== PROMPT ==
Return the material exactly, first line through the line containing "const RED = '#e00000';", and nothing more. Pictures stay out.
** begin **
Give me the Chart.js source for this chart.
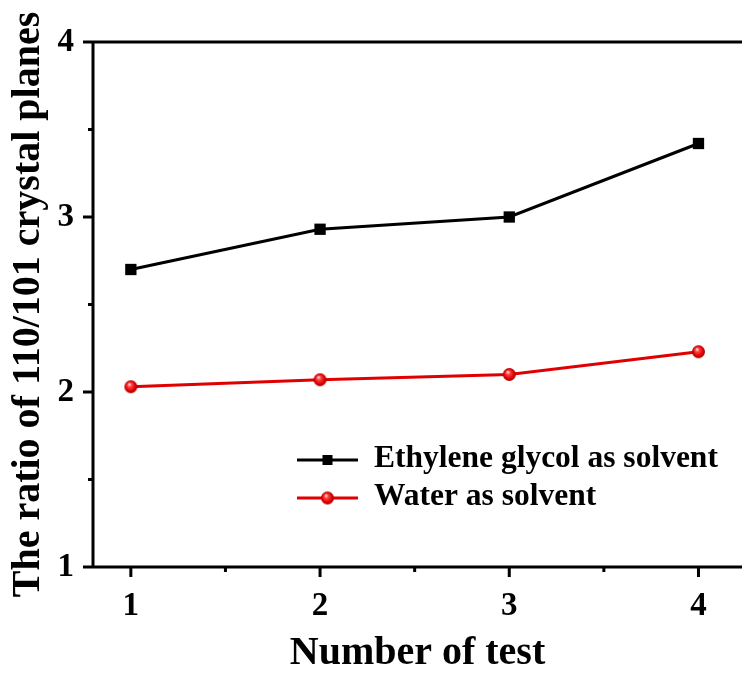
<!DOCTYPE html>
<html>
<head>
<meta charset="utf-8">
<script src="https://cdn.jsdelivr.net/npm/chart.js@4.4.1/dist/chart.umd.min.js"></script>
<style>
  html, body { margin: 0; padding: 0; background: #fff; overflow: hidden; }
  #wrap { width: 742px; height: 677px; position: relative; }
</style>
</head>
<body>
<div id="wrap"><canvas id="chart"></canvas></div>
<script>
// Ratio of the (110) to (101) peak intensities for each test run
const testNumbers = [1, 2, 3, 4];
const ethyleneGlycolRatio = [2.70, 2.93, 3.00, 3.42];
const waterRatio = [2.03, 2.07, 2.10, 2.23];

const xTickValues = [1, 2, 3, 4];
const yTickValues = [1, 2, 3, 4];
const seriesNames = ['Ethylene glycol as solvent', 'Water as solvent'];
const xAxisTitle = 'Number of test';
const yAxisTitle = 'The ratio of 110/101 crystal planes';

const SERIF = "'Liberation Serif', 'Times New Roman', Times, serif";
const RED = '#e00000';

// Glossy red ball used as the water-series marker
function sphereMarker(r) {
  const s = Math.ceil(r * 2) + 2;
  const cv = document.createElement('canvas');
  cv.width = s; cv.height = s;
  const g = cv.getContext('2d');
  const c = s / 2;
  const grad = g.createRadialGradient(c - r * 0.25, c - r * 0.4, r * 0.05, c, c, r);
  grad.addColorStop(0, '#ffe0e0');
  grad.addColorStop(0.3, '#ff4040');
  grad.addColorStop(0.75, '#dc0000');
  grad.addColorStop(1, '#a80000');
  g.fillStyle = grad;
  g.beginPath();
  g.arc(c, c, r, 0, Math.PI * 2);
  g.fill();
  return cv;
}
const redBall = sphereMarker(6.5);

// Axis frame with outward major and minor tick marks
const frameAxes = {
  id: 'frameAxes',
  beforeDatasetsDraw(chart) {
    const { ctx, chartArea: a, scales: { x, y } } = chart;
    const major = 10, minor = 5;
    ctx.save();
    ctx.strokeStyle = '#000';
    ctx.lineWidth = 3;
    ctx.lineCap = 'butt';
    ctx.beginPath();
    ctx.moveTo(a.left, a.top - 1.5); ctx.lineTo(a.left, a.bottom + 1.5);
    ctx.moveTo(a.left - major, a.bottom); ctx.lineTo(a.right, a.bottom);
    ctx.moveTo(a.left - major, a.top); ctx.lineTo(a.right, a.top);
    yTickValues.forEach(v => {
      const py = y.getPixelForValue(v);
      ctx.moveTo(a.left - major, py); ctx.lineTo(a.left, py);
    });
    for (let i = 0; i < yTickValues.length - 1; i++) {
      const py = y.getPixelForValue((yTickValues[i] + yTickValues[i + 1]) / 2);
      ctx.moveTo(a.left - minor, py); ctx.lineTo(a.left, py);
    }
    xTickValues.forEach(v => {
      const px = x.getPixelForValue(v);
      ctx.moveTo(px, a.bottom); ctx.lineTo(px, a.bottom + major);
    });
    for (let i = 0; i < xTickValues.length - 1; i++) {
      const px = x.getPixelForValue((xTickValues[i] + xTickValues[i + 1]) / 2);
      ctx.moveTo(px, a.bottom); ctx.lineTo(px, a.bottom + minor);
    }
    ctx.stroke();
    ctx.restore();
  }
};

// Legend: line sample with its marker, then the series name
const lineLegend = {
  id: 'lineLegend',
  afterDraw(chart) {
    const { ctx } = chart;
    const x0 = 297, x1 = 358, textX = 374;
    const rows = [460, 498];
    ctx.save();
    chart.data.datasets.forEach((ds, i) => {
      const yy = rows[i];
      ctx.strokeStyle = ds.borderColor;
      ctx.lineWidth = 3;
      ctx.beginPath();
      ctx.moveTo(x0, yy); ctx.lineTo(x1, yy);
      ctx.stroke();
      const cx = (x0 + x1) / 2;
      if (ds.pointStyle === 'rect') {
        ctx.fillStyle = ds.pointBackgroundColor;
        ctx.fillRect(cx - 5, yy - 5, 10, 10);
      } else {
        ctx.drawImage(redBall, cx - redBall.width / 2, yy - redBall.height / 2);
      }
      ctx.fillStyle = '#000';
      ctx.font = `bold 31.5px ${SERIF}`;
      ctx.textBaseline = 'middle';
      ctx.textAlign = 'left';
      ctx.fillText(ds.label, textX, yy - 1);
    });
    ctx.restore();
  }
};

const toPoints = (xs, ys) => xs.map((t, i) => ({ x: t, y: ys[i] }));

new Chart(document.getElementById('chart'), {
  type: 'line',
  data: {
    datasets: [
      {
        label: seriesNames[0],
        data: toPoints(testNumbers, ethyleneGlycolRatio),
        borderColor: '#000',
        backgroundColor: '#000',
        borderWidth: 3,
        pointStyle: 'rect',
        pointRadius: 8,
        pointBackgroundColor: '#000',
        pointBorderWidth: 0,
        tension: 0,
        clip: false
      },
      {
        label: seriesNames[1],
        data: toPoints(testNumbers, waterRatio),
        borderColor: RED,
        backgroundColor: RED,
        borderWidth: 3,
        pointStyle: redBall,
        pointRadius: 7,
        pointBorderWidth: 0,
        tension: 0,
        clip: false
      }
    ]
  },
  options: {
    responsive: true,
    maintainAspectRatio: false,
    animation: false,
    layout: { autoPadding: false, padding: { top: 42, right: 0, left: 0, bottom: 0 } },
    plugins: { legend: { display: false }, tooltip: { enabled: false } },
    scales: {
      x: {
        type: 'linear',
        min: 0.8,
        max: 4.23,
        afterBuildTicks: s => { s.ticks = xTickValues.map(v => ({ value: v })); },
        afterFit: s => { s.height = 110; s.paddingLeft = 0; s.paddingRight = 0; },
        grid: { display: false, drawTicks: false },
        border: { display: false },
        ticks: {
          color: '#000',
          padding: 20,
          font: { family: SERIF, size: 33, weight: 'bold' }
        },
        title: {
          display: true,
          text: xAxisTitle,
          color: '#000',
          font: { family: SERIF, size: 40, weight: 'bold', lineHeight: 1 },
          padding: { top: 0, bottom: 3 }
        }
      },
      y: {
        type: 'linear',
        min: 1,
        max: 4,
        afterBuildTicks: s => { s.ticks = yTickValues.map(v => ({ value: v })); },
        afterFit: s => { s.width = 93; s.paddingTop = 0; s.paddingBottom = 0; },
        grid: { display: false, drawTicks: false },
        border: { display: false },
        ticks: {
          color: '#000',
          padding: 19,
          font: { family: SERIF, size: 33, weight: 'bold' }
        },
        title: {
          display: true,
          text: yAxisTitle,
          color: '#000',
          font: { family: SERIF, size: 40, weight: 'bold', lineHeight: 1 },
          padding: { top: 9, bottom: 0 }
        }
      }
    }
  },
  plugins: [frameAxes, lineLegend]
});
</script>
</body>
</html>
** end **
== ANSWER TO THIS EXERCISE ==
Give me the Chart.js source for this chart.
<!DOCTYPE html>
<html>
<head>
<meta charset="utf-8">
<script src="https://cdn.jsdelivr.net/npm/chart.js@4.4.1/dist/chart.umd.min.js"></script>
<style>
  html, body { margin: 0; padding: 0; background: #fff; overflow: hidden; }
  #wrap { width: 742px; height: 677px; position: relative; }
</style>
</head>
<body>
<div id="wrap"><canvas id="chart"></canvas></div>
<script>
// Ratio of the (110) to (101) peak intensities for each test run
const testNumbers = [1, 2, 3, 4];
const ethyleneGlycolRatio = [2.70, 2.93, 3.00, 3.42];
const waterRatio = [2.03, 2.07, 2.10, 2.23];

const xTickValues = [1, 2, 3, 4];
const yTickValues = [1, 2, 3, 4];
const seriesNames = ['Ethylene glycol as solvent', 'Water as solvent'];
const xAxisTitle = 'Number of test';
const yAxisTitle = 'The ratio of 110/101 crystal planes';

const SERIF = "'Liberation Serif', 'Times New Roman', Times, serif";
const RED = '#e00000';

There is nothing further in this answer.